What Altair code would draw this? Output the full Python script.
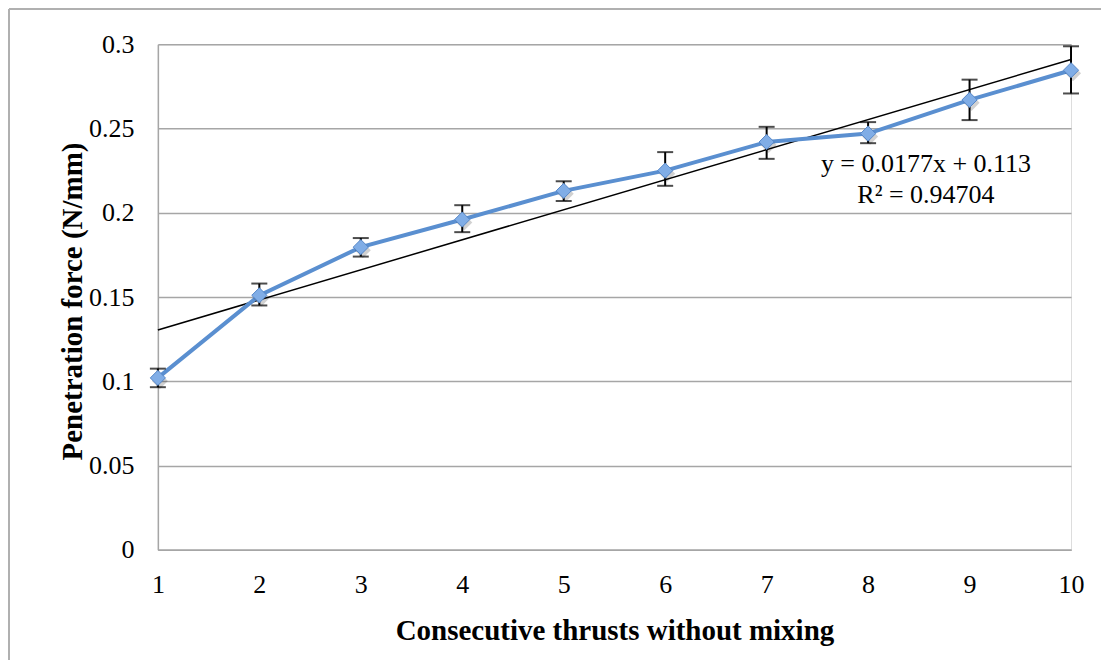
import altair as alt
import pandas as pd

# Data
thrusts = [1, 2, 3, 4, 5, 6, 7, 8, 9, 10]
force = [0.102, 0.151, 0.1796, 0.196, 0.213, 0.225, 0.242, 0.247, 0.267, 0.2846]
err_low = [0.0965, 0.145, 0.174, 0.1885, 0.207, 0.216, 0.232, 0.2413, 0.255, 0.2708]
err_high = [0.1075, 0.158, 0.185, 0.2045, 0.2187, 0.236, 0.251, 0.2538, 0.279, 0.2988]
y_ticks = [0, 0.05, 0.1, 0.15, 0.2, 0.25, 0.3]
x_ticks = [1, 2, 3, 4, 5, 6, 7, 8, 9, 10]
eq_text = ["y = 0.0177x + 0.113", "R² = 0.94704"]
eq_x = [8.57, 8.57]
eq_y = [0.2242, 0.2058]

FONT = "Liberation Serif"
BLUE = "#5A8FD0"

df = pd.DataFrame({"x": thrusts, "y": force, "lo": err_low, "hi": err_high})
ann = pd.DataFrame({"t": eq_text, "x": eq_x, "y": eq_y})

W, H = 914, 506
xs = alt.Scale(domain=[1, 10], nice=False, zero=False)
ys = alt.Scale(domain=[0, 0.3], nice=False)

x_axis = alt.Axis(
    values=x_ticks, format="d", labelFlush=False, grid=False, ticks=False, labelPadding=22,
    domainColor="#a6a6a6", domainWidth=1.5, labelFont=FONT, labelFontSize=26,
    labelColor="black",
    title="Consecutive thrusts without mixing", titleFont=FONT, titleFontSize=29,
    titleFontWeight="bold", titleColor="black", titleBaseline="alphabetic", titleY=90,
)
y_axis = alt.Axis(
    values=y_ticks, format=".2~f", labelFlush=False, grid=True, gridColor="#a6a6a6",
    gridWidth=1.5, ticks=False, labelPadding=24, domainColor="#a6a6a6", domainWidth=1.5,
    labelFont=FONT, labelFontSize=26, labelColor="black",
    title="Penetration force (N/mm)", titleFont=FONT, titleFontSize=29,
    titleFontWeight="bold", titleColor="black", titleBaseline="alphabetic",
    titleX=-76, titleY=257,
)

base = alt.Chart(df)

frame_top = base.mark_rule(color="#b0b0b0", strokeWidth=1.5).encode(
    x=alt.value(-149), x2=alt.value(W + 30), y=alt.value(-35)
)
frame_left = base.mark_rule(color="#b0b0b0", strokeWidth=1.5).encode(
    x=alt.value(-149), y=alt.value(-35), y2=alt.value(H + 110)
)

trend = base.transform_regression("x", "y", extent=[1, 10]).mark_line(
    color="black", strokeWidth=1.5
).encode(x=alt.X("x:Q", scale=xs, axis=x_axis), y=alt.Y("y:Q", scale=ys, axis=y_axis))

line = base.mark_line(color=BLUE, strokeWidth=4).encode(
    x=alt.X("x:Q", scale=xs), y=alt.Y("y:Q", scale=ys)
)

err_rule = base.mark_rule(color="black", strokeWidth=2).encode(
    x=alt.X("x:Q", scale=xs), y=alt.Y("lo:Q", scale=ys), y2="hi:Q"
)
cap_hi = base.mark_tick(color="black", orient="horizontal", size=16, thickness=2).encode(
    x=alt.X("x:Q", scale=xs), y=alt.Y("hi:Q", scale=ys)
)
cap_lo = base.mark_tick(color="black", orient="horizontal", size=16, thickness=2).encode(
    x=alt.X("x:Q", scale=xs), y=alt.Y("lo:Q", scale=ys)
)

shadow = base.mark_point(
    shape="diamond", filled=True, size=260, color="#000000", opacity=0.18, xOffset=2, yOffset=3
).encode(x=alt.X("x:Q", scale=xs), y=alt.Y("y:Q", scale=ys))

points = base.mark_point(
    shape="diamond", filled=True, size=230, fill="#80ADE6", stroke="#5587C8",
    strokeWidth=1, opacity=1
).encode(x=alt.X("x:Q", scale=xs), y=alt.Y("y:Q", scale=ys))

text = alt.Chart(ann).mark_text(
    font=FONT, fontSize=26, color="black", align="center", baseline="alphabetic"
).encode(x=alt.X("x:Q", scale=xs), y=alt.Y("y:Q", scale=ys), text="t:N")

chart = alt.layer(
    frame_top, frame_left, trend, line, err_rule, cap_hi, cap_lo, shadow, points, text
).properties(
    width=W, height=H,
    autosize=alt.AutoSizeParams(type="none"),
    padding={"left": 150, "top": 36, "right": 30, "bottom": 110},
).configure_view(stroke=None).configure(background="white")

chart.save("out.html", embed_options={"renderer": "svg", "actions": False})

- _What the task requires_
Starting with the first line of the data above and ending with the line containing "ys = alt.Scale(domain=[0, 0.3], nice=False)", please restate every line exactly, leaving images out.

- _In response_
What Altair code would draw this? Output the full Python script.
import altair as alt
import pandas as pd

# Data
thrusts = [1, 2, 3, 4, 5, 6, 7, 8, 9, 10]
force = [0.102, 0.151, 0.1796, 0.196, 0.213, 0.225, 0.242, 0.247, 0.267, 0.2846]
err_low = [0.0965, 0.145, 0.174, 0.1885, 0.207, 0.216, 0.232, 0.2413, 0.255, 0.2708]
err_high = [0.1075, 0.158, 0.185, 0.2045, 0.2187, 0.236, 0.251, 0.2538, 0.279, 0.2988]
y_ticks = [0, 0.05, 0.1, 0.15, 0.2, 0.25, 0.3]
x_ticks = [1, 2, 3, 4, 5, 6, 7, 8, 9, 10]
eq_text = ["y = 0.0177x + 0.113", "R² = 0.94704"]
eq_x = [8.57, 8.57]
eq_y = [0.2242, 0.2058]

FONT = "Liberation Serif"
BLUE = "#5A8FD0"

df = pd.DataFrame({"x": thrusts, "y": force, "lo": err_low, "hi": err_high})
ann = pd.DataFrame({"t": eq_text, "x": eq_x, "y": eq_y})

W, H = 914, 506
xs = alt.Scale(domain=[1, 10], nice=False, zero=False)
ys = alt.Scale(domain=[0, 0.3], nice=False)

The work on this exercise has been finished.